High school counsellor Sam Lombardo (Matt Dillon) is as libidinous as the dance he's almost named after. But is this evidence enough for a shifty detective (Kevin Bacon) to charge Sam for the rape of two students? That's half the story. Thereafter, everyone starts triple-crossing everyone else and you begin to wonder if the woman who over- charged you for your popcorn is somehow in on it. McNaughton maintains a sly, ironic distance, but if you're still not tempted, try the sublime comic cameos, including Robert Wagner as an attorney whose face gleams like a basted turkey, and Theresa Russell as a rich old soak who wearily shrugs off the death of her husband by sighing, "He didn't have to kill himself". Or Bill Murray, who embodies the movie's spirit as a smug, slimeball lawyer; proving that you can be a winner and an oozer too.

What a week for us Bill Murray fans: he's also on form in The Man Who Knew Too Little, a plain caper comedy which he single-handedly elevates into a goofy gem. Murray plays a naive tourist who arrives in London and gets involved with what he believes is a role-playing reality-TV show but is actually a sinister espionage plot presided over by Boris the Butcher (Alfred Molina) who does nasty things with machetes. Although the picture is sluggishly edited and directed, I laughed long and hard throughout, especially during the scene where Murray tests the reflexes of a corpse in order to persuade the "actor" to come out of character.

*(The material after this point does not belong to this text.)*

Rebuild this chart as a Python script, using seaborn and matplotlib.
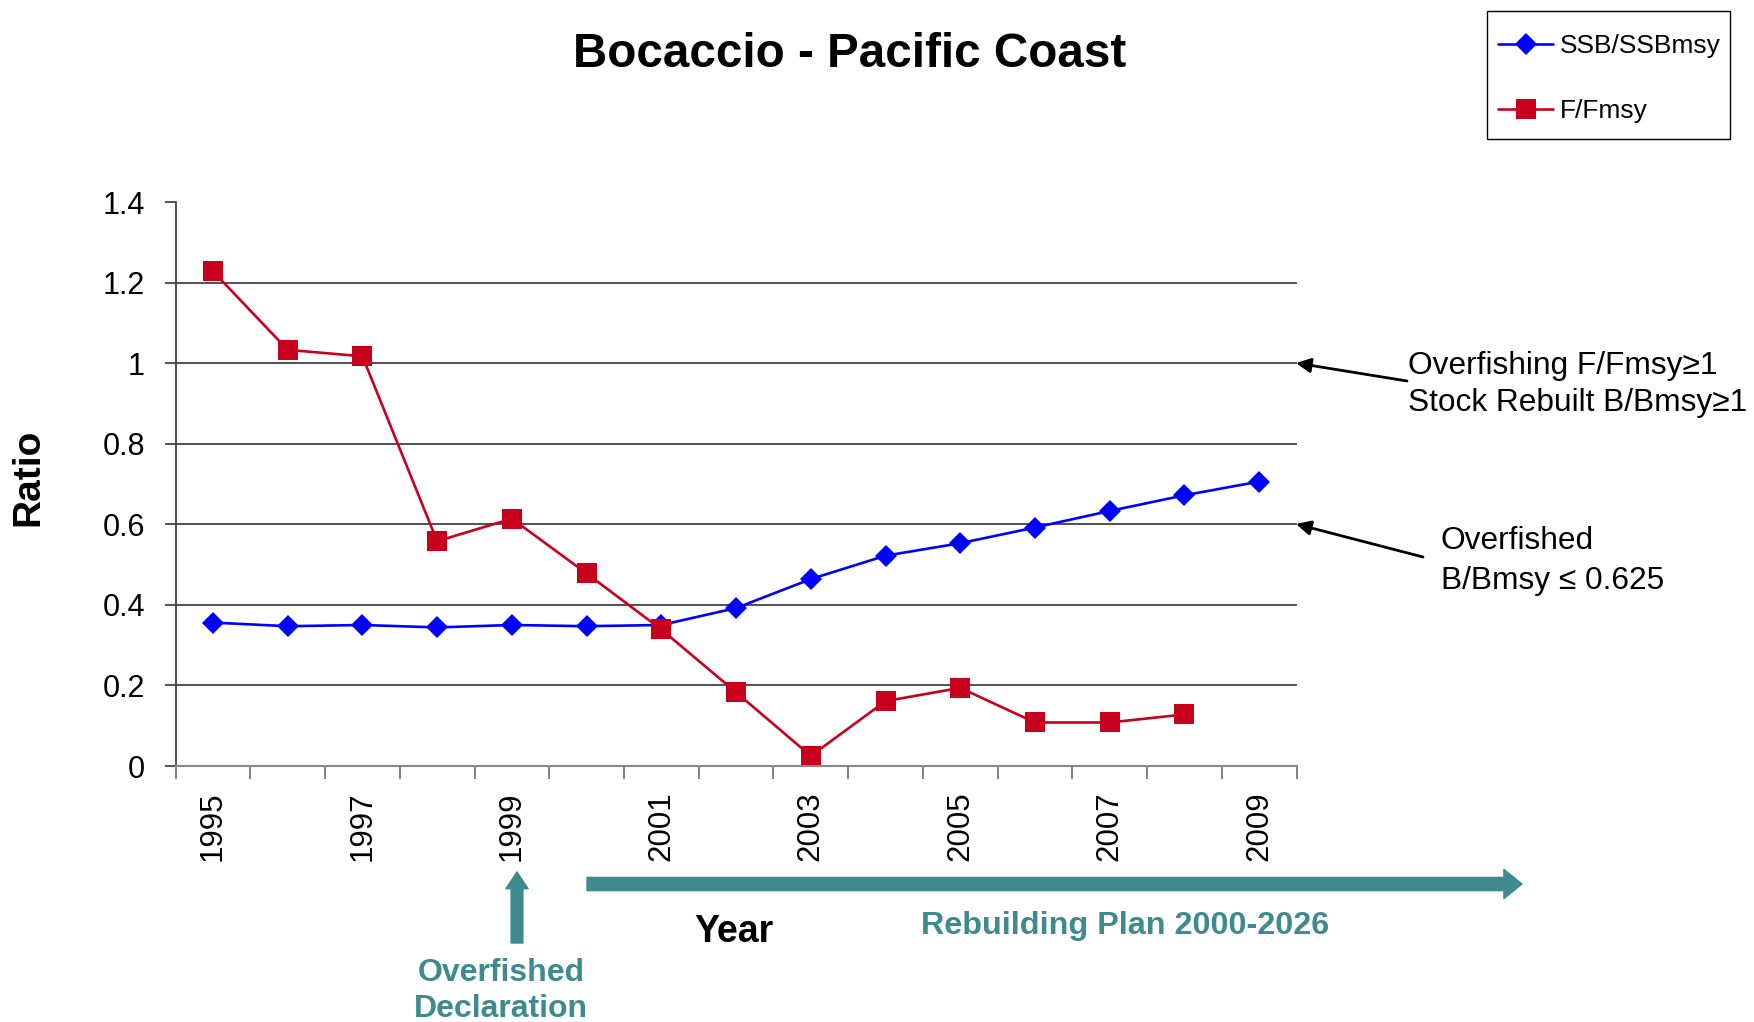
import numpy as np
import pandas as pd
import matplotlib
matplotlib.use("Agg")
import matplotlib.pyplot as plt
import matplotlib.patches as mpatches
import seaborn as sns

# ---------------- data ----------------
years = list(range(1995, 2010))
ssb_ratio = [0.356, 0.347, 0.350, 0.344, 0.350, 0.347, 0.350, 0.392, 0.464,
             0.522, 0.553, 0.592, 0.633, 0.672, 0.706]
f_ratio = [1.228, 1.033, 1.017, 0.558, 0.614, 0.478, 0.339, 0.183, 0.025,
           0.161, 0.194, 0.108, 0.108, 0.128, np.nan]
series_names = ["SSB/SSBmsy", "F/Fmsy"]
y_ticks = [0, 0.2, 0.4, 0.6, 0.8, 1.0, 1.2, 1.4]
y_tick_labels = ["0", "0.2", "0.4", "0.6", "0.8", "1", "1.2", "1.4"]
x_label_years = [str(y) for y in years[::2]]

# ---------------- style ----------------
sns.set_theme(style="white")
plt.rcParams["font.family"] = ["Liberation Sans", "DejaVu Sans"]
plt.rcParams["text.color"] = "black"
plt.rcParams["axes.labelcolor"] = "black"
plt.rcParams["xtick.color"] = "black"
plt.rcParams["ytick.color"] = "black"

W, H = 1754, 1022
def fx(x):
    return x / W
def fy(y):
    return 1 - y / H

teal = "#3F8A8E"
colors = {"SSB/SSBmsy": "#0000FF", "F/Fmsy": "#C8001E"}
markers = {"SSB/SSBmsy": "D", "F/Fmsy": "s"}

fig = plt.figure(figsize=(W / 100, H / 100), dpi=100)
ax = fig.add_axes([fx(175.6), fy(766), (1296.5 - 175.6) / W, (766 - 202) / H])

pos = list(range(len(years)))
df = pd.DataFrame({
    "pos": pos * 2,
    "value": ssb_ratio + f_ratio,
    "series": [series_names[0]] * len(years) + [series_names[1]] * len(years),
}).dropna()

sns.lineplot(data=df, x="pos", y="value", hue="series", style="series",
             hue_order=series_names, style_order=series_names,
             palette=colors, markers=markers, dashes=False,
             linewidth=1.9, markeredgewidth=0, ax=ax)

sizes = {"D": 11.5, "s": 14}
for line in ax.lines:
    m = line.get_marker()
    if m in sizes:
        line.set_markersize(sizes[m])

handles, labels = ax.get_legend_handles_labels()
if ax.get_legend() is not None:
    ax.get_legend().remove()
for h in handles:
    m = h.get_marker()
    if m in sizes:
        h.set_markersize(sizes[m])
        h.set_markeredgewidth(0)
    h.set_linewidth(1.9)

# axes
ax.set_xlim(-0.5, len(years) - 0.5)
ax.set_ylim(0, 1.4)
ax.set_xlabel("")
ax.set_ylabel("")
ax.set_xticks(pos[::2])
ax.set_xticklabels(x_label_years, rotation=90, fontsize=22.5)
ax.set_xticks(np.arange(-0.5, len(years), 1), minor=True)
ax.tick_params(axis="x", which="major", bottom=True, length=0, pad=18,
               labelcolor="black")
ax.tick_params(axis="x", which="minor", bottom=True, length=9, width=1.3,
               color="#777777", direction="out")
ax.set_yticks(y_ticks)
ax.set_yticklabels(y_tick_labels, fontsize=22)
ax.tick_params(axis="y", left=True, length=8, width=1.3, color="#444444",
               pad=14, direction="out", labelcolor="black")
ax.yaxis.grid(True, color="#333333", linewidth=1.2)
ax.xaxis.grid(False)
gl = ax.get_ygridlines()
gl[0].set_visible(False)
gl[-1].set_visible(False)
ax.set_axisbelow(True)
for s in ["top", "right"]:
    ax.spines[s].set_visible(False)
ax.spines["left"].set_color("#444444")
ax.spines["left"].set_linewidth(1.3)
ax.spines["bottom"].set_color("#888888")
ax.spines["bottom"].set_linewidth(1.5)

# legend (entries without frame, frame drawn as a separate box)
leg = fig.legend(handles, labels, loc="upper left",
                 bbox_to_anchor=(fx(1498), fy(34)), fontsize=19,
                 frameon=False, handlelength=2.1, handletextpad=0.25,
                 labelspacing=1.55, borderpad=0, borderaxespad=0)
for t in leg.get_texts():
    t.set_color("black")
fig.add_artist(mpatches.Rectangle((fx(1487), fy(139)), (1730 - 1487) / W,
                                  (139 - 11) / H, transform=fig.transFigure,
                                  fill=False, edgecolor="black", linewidth=1.0))

# titles / labels
fig.text(fx(850), fy(54), "Bocaccio - Pacific Coast", fontsize=34.3,
         fontweight="bold", ha="center", va="center")
fig.text(fx(28), fy(477), "Ratio", fontsize=28, fontweight="bold",
         rotation=90, ha="center", va="center")
fig.text(fx(734), fy(932), "Year", fontsize=27, fontweight="bold",
         ha="center", va="center")

# reference annotations
fig.text(fx(1408), fy(366), "Overfishing F/Fmsy\u22651", fontsize=22.8,
         ha="left", va="center")
fig.text(fx(1408), fy(403), "Stock Rebuilt B/Bmsy\u22651", fontsize=22.8,
         ha="left", va="center")
fig.text(fx(1441), fy(541), "Overfished", fontsize=22.8, ha="left",
         va="center")
fig.text(fx(1441), fy(581), "B/Bmsy \u2264 0.625", fontsize=22.8,
         ha="left", va="center")

black_arrow = dict(arrowstyle="-|>", color="black", lw=2,
                   mutation_scale=22, shrinkA=0, shrinkB=0)
ax.annotate("", xy=(fx(1296), fy(363)), xytext=(fx(1407), fy(381)),
            xycoords="figure fraction", textcoords="figure fraction",
            arrowprops=black_arrow, annotation_clip=False)
ax.annotate("", xy=(fx(1296), fy(524)), xytext=(fx(1423), fy(557)),
            xycoords="figure fraction", textcoords="figure fraction",
            arrowprops=black_arrow, annotation_clip=False)

# teal arrows
ax.annotate("", xy=(fx(1522), fy(884)), xytext=(fx(587), fy(884)),
            xycoords="figure fraction", textcoords="figure fraction",
            arrowprops=dict(width=9.5, headwidth=21, headlength=13,
                            facecolor=teal, edgecolor=teal, shrink=0),
            annotation_clip=False)
ax.annotate("", xy=(fx(517), fy(872)), xytext=(fx(517), fy(943)),
            xycoords="figure fraction", textcoords="figure fraction",
            arrowprops=dict(width=8.5, headwidth=16, headlength=12,
                            facecolor=teal, edgecolor=teal, shrink=0),
            annotation_clip=False)

fig.text(fx(1125), fy(926), "Rebuilding Plan 2000-2026", fontsize=23.3,
         fontweight="bold", color=teal, ha="center", va="center")
fig.text(fx(501), fy(973), "Overfished", fontsize=23, fontweight="bold",
         color=teal, ha="center", va="center")
fig.text(fx(501), fy(1009), "Declaration", fontsize=23, fontweight="bold",
         color=teal, ha="center", va="center")

fig.savefig("out.png", dpi=100)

Liar is a drably theatrical thriller with lots of tricks up the sleeve, though the sleeve in question actually belongs to Quentin Tarantino, who I'm sure would like it back immediately. Tim Roth plays an epileptic murder suspect turning the tables on the cops (Chris Penn and Michael Rooker). When the cast lapse into a round of Russian roulette, as you tend to do when things get a bit dull, you'll be praying that there are enough bullets for everyone.

In Deep Impact, a meteor the size of New York is on a collision course with Earth unless the astronaut Robert Duvall can intercept it. But with characters like a lovestruck teenage astronomer (Elijah Wood) and the touchy-feely US President (Morgan Freeman) as representative specimens of the human race, it's hard to get worked up about the potential extinction of mankind. The movie spends so long plodding toward its catastrophic climax that you want to scream "Apocalypse! NOW!".